§ **Task objective**: Drop every picture, then transcribe the remaining data exactly.

§ **Provided entries**:
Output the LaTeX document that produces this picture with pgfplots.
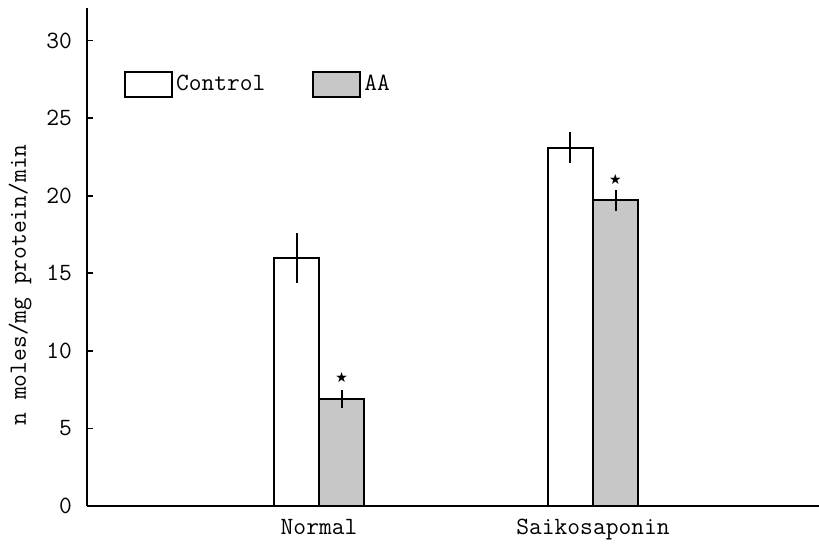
\documentclass[border=0pt]{standalone}
\usepackage{pgfplots}
\pgfplotsset{compat=1.18}
\usepackage{fontspec}
\newfontfamily\symfont{DejaVu Sans}
\begin{document}
\begin{tikzpicture}
\useasboundingbox (-43.5bp,-20bp) rectangle (366bp,253bp);
\begin{axis}[
  at={(0,0)}, anchor=origin,
  scale only axis,
  width=366bp, height=249bp,
  xmin=0.153, xmax=2.825,
  ymin=0, ymax=32.1,
  axis x line=bottom, axis y line=left,
  axis line style={line width=1bp, -},
  ybar=0pt, bar width=22.5bp,
  xtick={1,2}, xticklabels={Normal,Saikosaponin},
  x tick style={draw=none},
  ytick={0,5,...,30},
  tick align=inside,
  major tick length=3bp,
  y tick style={line width=0.8bp, black},
  font=\ttfamily\fontsize{12.4bp}{14bp}\selectfont,
  /pgf/number format/assume math mode=true,
  yticklabel style={xshift=-4bp},
  xticklabel style={yshift=-3bp},
  ylabel={n moles/mg protein/min},
  ylabel style={at={(axis description cs:-0.0915,0.444)}, anchor=center, rotate=0},
  legend style={draw=none, fill=none, at={(axis description cs:0.05,0.847)}, anchor=west,
    legend columns=2, inner sep=0pt, column sep=0pt,
    cells={anchor=west},
    nodes={inner sep=1.5bp},
    /tikz/every even column/.append style={column sep=22bp}},
  legend image code/.code={\draw[#1, line width=1bp] (0bp,-6.25bp) rectangle (23.5bp,6.25bp);},
  error bars/y dir=both, error bars/y explicit,
  error bars/error mark=none,
  error bars/error bar style={line width=1bp, black},
]
\addplot[draw=black, line width=1bp, fill=white] coordinates {
  (1,16.0) +- (0,1.6)
  (2,23.1) +- (0,1.0)
};
\addlegendentry{Control}
\addplot[draw=black, line width=1bp, fill=black!22,
  nodes near coords={\symfont\fontsize{7bp}{8bp}\selectfont ★},
  every node near coord/.append style={anchor=center, yshift=10.5bp, black}] coordinates {
  (1,6.9) +- (0,0.6)
  (2,19.7) +- (0,0.7)
};
\addlegendentry{AA}
\end{axis}
\end{tikzpicture}
\end{document}
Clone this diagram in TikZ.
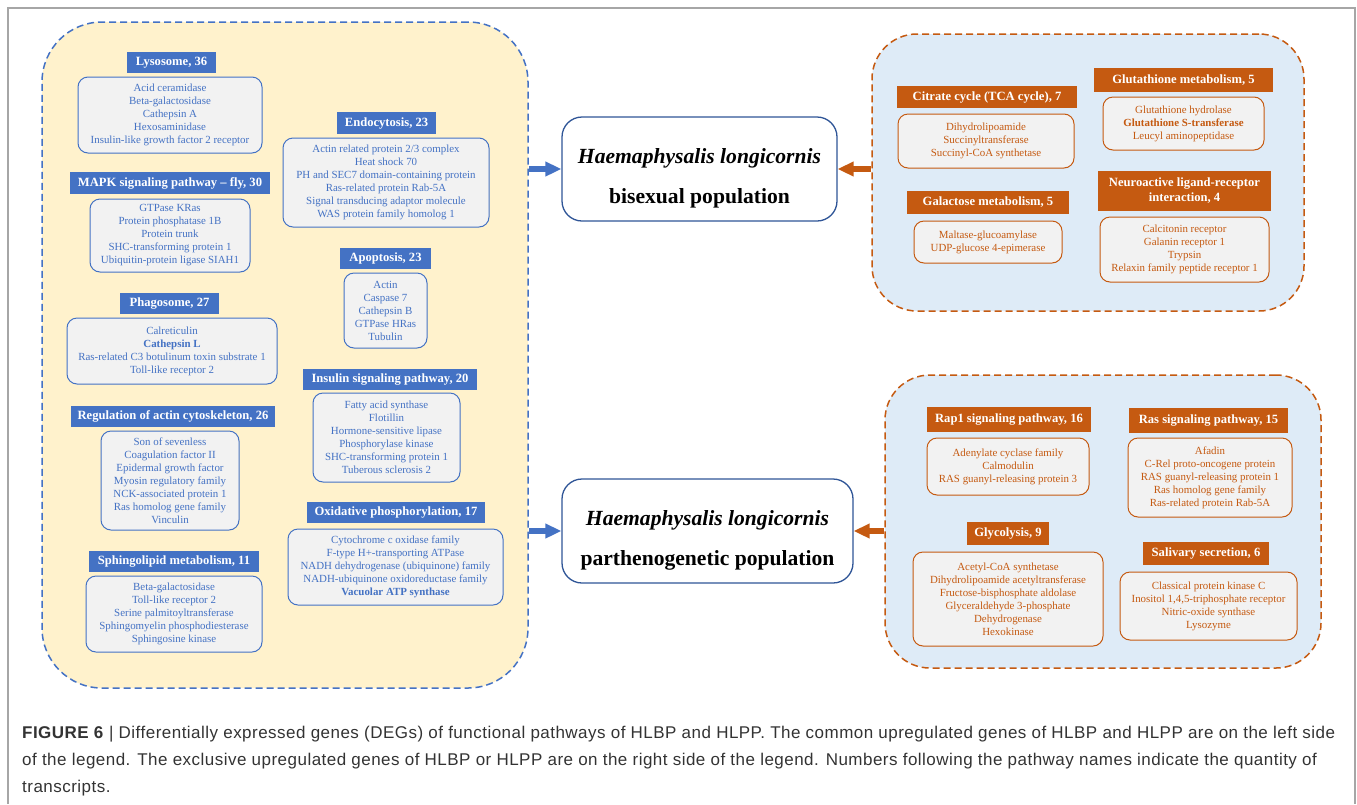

§ **Task solution**:
Output the LaTeX document that produces this picture with pgfplots.
\documentclass[border=0pt]{standalone}
\usepackage{pgfplots}
\pgfplotsset{compat=1.18}
\usepackage{fontspec}
\newfontfamily\symfont{DejaVu Sans}
\begin{document}
\begin{tikzpicture}
\useasboundingbox (-43.5bp,-20bp) rectangle (366bp,253bp);
\begin{axis}[
  at={(0,0)}, anchor=origin,
  scale only axis,
  width=366bp, height=249bp,
  xmin=0.153, xmax=2.825,
  ymin=0, ymax=32.1,
  axis x line=bottom, axis y line=left,
  axis line style={line width=1bp, -},
  ybar=0pt, bar width=22.5bp,
  xtick={1,2}, xticklabels={Normal,Saikosaponin},
  x tick style={draw=none},
  ytick={0,5,...,30},
  tick align=inside,
  major tick length=3bp,
  y tick style={line width=0.8bp, black},
  font=\ttfamily\fontsize{12.4bp}{14bp}\selectfont,
  /pgf/number format/assume math mode=true,
  yticklabel style={xshift=-4bp},
  xticklabel style={yshift=-3bp},
  ylabel={n moles/mg protein/min},
  ylabel style={at={(axis description cs:-0.0915,0.444)}, anchor=center, rotate=0},
  legend style={draw=none, fill=none, at={(axis description cs:0.05,0.847)}, anchor=west,
    legend columns=2, inner sep=0pt, column sep=0pt,
    cells={anchor=west},
    nodes={inner sep=1.5bp},
    /tikz/every even column/.append style={column sep=22bp}},
  legend image code/.code={\draw[#1, line width=1bp] (0bp,-6.25bp) rectangle (23.5bp,6.25bp);},
  error bars/y dir=both, error bars/y explicit,
  error bars/error mark=none,
  error bars/error bar style={line width=1bp, black},
]
\addplot[draw=black, line width=1bp, fill=white] coordinates {
  (1,16.0) +- (0,1.6)
  (2,23.1) +- (0,1.0)
};
\addlegendentry{Control}
\addplot[draw=black, line width=1bp, fill=black!22,
  nodes near coords={\symfont\fontsize{7bp}{8bp}\selectfont ★},
  every node near coord/.append style={anchor=center, yshift=10.5bp, black}] coordinates {
  (1,6.9) +- (0,0.6)
  (2,19.7) +- (0,0.7)
};
\addlegendentry{AA}
\end{axis}
\end{tikzpicture}
\end{document}
Clone this diagram in TikZ.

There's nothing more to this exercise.